The problem of jargon in speech recognition has been a challenge for organizations using state-of-the-art automatic speech recognition (ASR) models like Whisper. While these models have achieved human-level robustness and accuracy in English speech recognition, they can struggle with audio from real-world environmental conditions, such as background noise or industry-specific terminology. Many organizations have tried to solve this problem by training ASR models to their industry’s unique requirements. However, this process can be time-consuming and costly, requiring extensive data collection and manual transcription.
To address this issue, aiOla has developed a two-step approach called “contextual biasing.” First, their keyword spotting model, AdaKWS, identifies domain-specific jargon from a given speech sample. Then, these identified keywords are used to prompt the ASR decoder, guiding it to incorporate the jargon into the final transcribed text. In initial tests using Whisper, aiOla found that both the keyword-guided Whisper and prompt tuning techniques improved the model’s performance on various datasets, even in challenging acoustic environments.
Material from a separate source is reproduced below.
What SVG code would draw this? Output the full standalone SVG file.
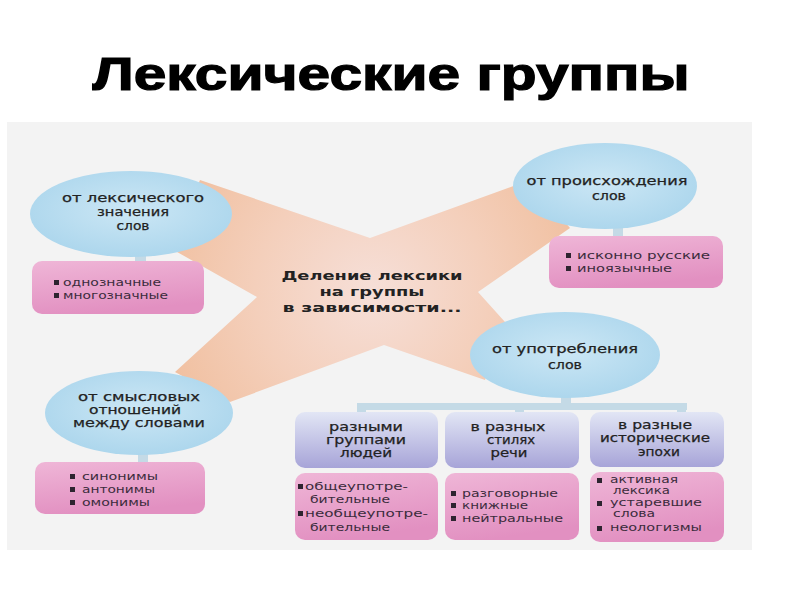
<svg xmlns="http://www.w3.org/2000/svg" width="800" height="600" viewBox="0 0 800 600">
<defs>
<radialGradient id="peach" cx="372" cy="292" r="260" gradientUnits="userSpaceOnUse">
<stop offset="0" stop-color="#f6dfd8"/>
<stop offset="0.45" stop-color="#f4cfbb"/>
<stop offset="1" stop-color="#efb994"/>
</radialGradient>
<radialGradient id="blue" cx="0.5" cy="0.45" r="0.6">
<stop offset="0" stop-color="#cce7f5"/>
<stop offset="1" stop-color="#aad5ec"/>
</radialGradient>
<linearGradient id="pink" x1="0" y1="0" x2="0.3" y2="1">
<stop offset="0" stop-color="#efb6d7"/>
<stop offset="1" stop-color="#e290c1"/>
</linearGradient>
<linearGradient id="lav" x1="0" y1="0" x2="0" y2="1">
<stop offset="0" stop-color="#e2e6f5"/>
<stop offset="1" stop-color="#a7a4d8"/>
</linearGradient>
</defs>
<style>
.ell{fill:url(#blue)}
.pink{fill:url(#pink)}
.lav{fill:url(#lav)}
.stem{fill:#c4dae6}
.t{font-family:"DejaVu Sans","Liberation Sans",sans-serif;font-size:12px;fill:#222;stroke:#222;stroke-width:0.25;text-anchor:middle}
.b{font-weight:bold;stroke-width:0}
.l{font-family:"DejaVu Sans","Liberation Sans",sans-serif;font-size:11px;fill:#3b2c3c}
.s{font-size:10px}
.bul{fill:#2e2430}
</style>
<rect width="800" height="600" fill="#ffffff"/>
<rect x="7" y="122" width="745" height="428" fill="#f3f3f3"/>

<text x="391" y="90" font-family="Liberation Sans, Arial, sans-serif" font-weight="bold" font-size="46" textLength="597" lengthAdjust="spacingAndGlyphs" text-anchor="middle" fill="#000" stroke="#000" stroke-width="1.2">Лексические группы</text>

<g id="x-shape">
<polygon fill="url(#peach)" points="200,180 370,238 530,180 570,228 478,292 505,322 485,380 384,345 230,402 175,372 257,297 170,248"/>
</g>

<g id="connectors">
<rect class="stem" x="135" y="252" width="11" height="10"/>
<rect class="stem" x="613" y="226" width="10" height="11"/>
<rect class="stem" x="138" y="452" width="10" height="11"/>
<rect class="stem" x="561" y="395" width="10" height="10"/>
<rect class="stem" x="357" y="403" width="330" height="7"/>
<rect class="stem" x="357" y="403" width="9" height="10"/>
<rect class="stem" x="515" y="403" width="9" height="10"/>
<rect class="stem" x="677" y="403" width="9" height="10"/>
</g>

<g id="center">
<text class="t b" x="372" y="280" font-size="13" textLength="181" lengthAdjust="spacingAndGlyphs">Деление лексики</text>
<text class="t b" x="372" y="296" font-size="13" textLength="105" lengthAdjust="spacingAndGlyphs">на группы</text>
<text class="t b" x="372" y="312" font-size="13" textLength="179" lengthAdjust="spacingAndGlyphs">в зависимости...</text>
</g>

<g id="lexical-meaning">
<ellipse class="ell" cx="131" cy="214" rx="101" ry="43"/>
<text class="t" x="133" y="202" textLength="142" lengthAdjust="spacingAndGlyphs">от лексического</text>
<text class="t" x="133" y="216" textLength="72" lengthAdjust="spacingAndGlyphs">значения</text>
<text class="t" x="133" y="230" textLength="33" lengthAdjust="spacingAndGlyphs">слов</text>
</g>
<g id="lexical-meaning-list">
<rect class="pink" x="32" y="261" width="172" height="53" rx="10"/>
<rect class="bul" x="54" y="280" width="5" height="5"/>
<rect class="bul" x="54" y="293" width="5" height="5"/>
<text class="l" x="63" y="286" textLength="98" lengthAdjust="spacingAndGlyphs">однозначные</text>
<text class="l" x="63" y="299" textLength="105" lengthAdjust="spacingAndGlyphs">многозначные</text>
</g>

<g id="origin">
<ellipse class="ell" cx="605" cy="186" rx="92" ry="43"/>
<text class="t" x="607" y="185" textLength="161" lengthAdjust="spacingAndGlyphs">от происхождения</text>
<text class="t" x="609" y="200" textLength="34" lengthAdjust="spacingAndGlyphs">слов</text>
</g>
<g id="origin-list">
<rect class="pink" x="549" y="236" width="174" height="52" rx="10"/>
<rect class="bul" x="566" y="253" width="5" height="5"/>
<rect class="bul" x="566" y="266" width="5" height="5"/>
<text class="l" x="577" y="259" textLength="133" lengthAdjust="spacingAndGlyphs">исконно русские</text>
<text class="l" x="577" y="272" textLength="95" lengthAdjust="spacingAndGlyphs">иноязычные</text>
</g>

<g id="semantic">
<ellipse class="ell" cx="139" cy="413" rx="94" ry="42"/>
<text class="t" x="139" y="401" textLength="122" lengthAdjust="spacingAndGlyphs">от смысловых</text>
<text class="t" x="135" y="414" textLength="92" lengthAdjust="spacingAndGlyphs">отношений</text>
<text class="t" x="139" y="427" textLength="132" lengthAdjust="spacingAndGlyphs">между словами</text>
</g>
<g id="semantic-list">
<rect class="pink" x="35" y="462" width="170" height="52" rx="10"/>
<rect class="bul" x="70" y="474" width="5" height="5"/>
<rect class="bul" x="70" y="487" width="5" height="5"/>
<rect class="bul" x="70" y="500" width="5" height="5"/>
<text class="l" x="82" y="480" textLength="76" lengthAdjust="spacingAndGlyphs">синонимы</text>
<text class="l" x="82" y="493" textLength="73" lengthAdjust="spacingAndGlyphs">антонимы</text>
<text class="l" x="82" y="506" textLength="68" lengthAdjust="spacingAndGlyphs">омонимы</text>
</g>

<g id="usage">
<ellipse class="ell" cx="565" cy="355" rx="95" ry="43"/>
<text class="t" x="565" y="353" textLength="146" lengthAdjust="spacingAndGlyphs">от употребления</text>
<text class="t" x="565" y="369" textLength="34" lengthAdjust="spacingAndGlyphs">слов</text>
</g>

<g id="groups-people">
<rect class="lav" x="295" y="412" width="143" height="56" rx="10"/>
<text class="t" x="366" y="431" textLength="74" lengthAdjust="spacingAndGlyphs">разными</text>
<text class="t" x="366" y="444" textLength="80" lengthAdjust="spacingAndGlyphs">группами</text>
<text class="t" x="366" y="457" textLength="52" lengthAdjust="spacingAndGlyphs">людей</text>
</g>
<g id="groups-people-list">
<rect class="pink" x="295" y="473" width="143" height="67" rx="10"/>
<rect class="bul" x="298" y="484" width="5" height="5"/>
<rect class="bul" x="298" y="511" width="5" height="5"/>
<text class="l" x="305" y="490" textLength="103" lengthAdjust="spacingAndGlyphs">общеупотре-</text>
<text class="l" x="310" y="503" textLength="80" lengthAdjust="spacingAndGlyphs">бительные</text>
<text class="l" x="305" y="517" textLength="123" lengthAdjust="spacingAndGlyphs">необщеупотре-</text>
<text class="l" x="310" y="531" textLength="80" lengthAdjust="spacingAndGlyphs">бительные</text>
</g>

<g id="styles">
<rect class="lav" x="445" y="412" width="134" height="56" rx="10"/>
<text class="t" x="508" y="431" textLength="75" lengthAdjust="spacingAndGlyphs">в разных</text>
<text class="t" x="511" y="444" textLength="48" lengthAdjust="spacingAndGlyphs">стилях</text>
<text class="t" x="509" y="457" textLength="37" lengthAdjust="spacingAndGlyphs">речи</text>
</g>
<g id="styles-list">
<rect class="pink" x="445" y="473" width="134" height="67" rx="10"/>
<rect class="bul" x="451" y="491" width="5" height="5"/>
<rect class="bul" x="451" y="503" width="5" height="5"/>
<rect class="bul" x="451" y="516" width="5" height="5"/>
<text class="l" x="462" y="497" textLength="96" lengthAdjust="spacingAndGlyphs">разговорные</text>
<text class="l" x="462" y="509" textLength="66" lengthAdjust="spacingAndGlyphs">книжные</text>
<text class="l" x="462" y="522" textLength="101" lengthAdjust="spacingAndGlyphs">нейтральные</text>
</g>

<g id="epochs">
<rect class="lav" x="590" y="412" width="134" height="55" rx="10"/>
<text class="t" x="655" y="429" textLength="74" lengthAdjust="spacingAndGlyphs">в разные</text>
<text class="t" x="655" y="442" textLength="110" lengthAdjust="spacingAndGlyphs">исторические</text>
<text class="t" x="659" y="456" textLength="42" lengthAdjust="spacingAndGlyphs">эпохи</text>
</g>
<g id="epochs-list">
<rect class="pink" x="590" y="472" width="134" height="70" rx="10"/>
<rect class="bul" x="597" y="478" width="5" height="5"/>
<rect class="bul" x="597" y="501" width="5" height="5"/>
<rect class="bul" x="597" y="526" width="5" height="5"/>
<text class="l s" x="610" y="483" textLength="68" lengthAdjust="spacingAndGlyphs">активная</text>
<text class="l s" x="613" y="494" textLength="57" lengthAdjust="spacingAndGlyphs">лексика</text>
<text class="l s" x="610" y="506" textLength="92" lengthAdjust="spacingAndGlyphs">устаревшие</text>
<text class="l s" x="613" y="517" textLength="42" lengthAdjust="spacingAndGlyphs">слова</text>
<text class="l s" x="610" y="531" textLength="92" lengthAdjust="spacingAndGlyphs">неологизмы</text>
</g>
</svg>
What sets aiOla’s approach apart is its compatibility with different ASR models. Enterprises can use this approach with any ASR model they have, allowing for a bespoke recognition system without the need for retraining. All they need to do is provide the list of their industry-specific words to the keyword spotter and update it as needed. This adaptability can be beneficial for industries that rely heavily on technical jargon, such as aviation, transportation, manufacturing, supply chain, and logistics.
Fortune 500 enterprises have already started deploying aiOla’s adaptive model, experiencing increased efficiency in handling jargon-heavy processes. For example, a global shipping and logistics leader reduced the time required for daily truck inspections from 15 minutes per vehicle to under 60 seconds per vehicle using aiOla’s automated workflow. Similarly, a leading Canadian grocer used the models to inspect product and meat temperatures, resulting in projected time savings of 110,000 hours annually and expected cost savings of over $2.5 million.
aiOla hopes that its research will inspire other AI research teams to build on its work. However, at present, the company is not providing API access to the adapted model or releasing the weights. Enterprises can only use it through aiOla’s product suite, which operates on a subscription-based pricing structure. Overall, aiOla’s approach has the potential to revolutionize speech recognition technology by addressing the challenges posed by industry-specific jargon and vocabulary, saving time and resources for businesses in various sectors.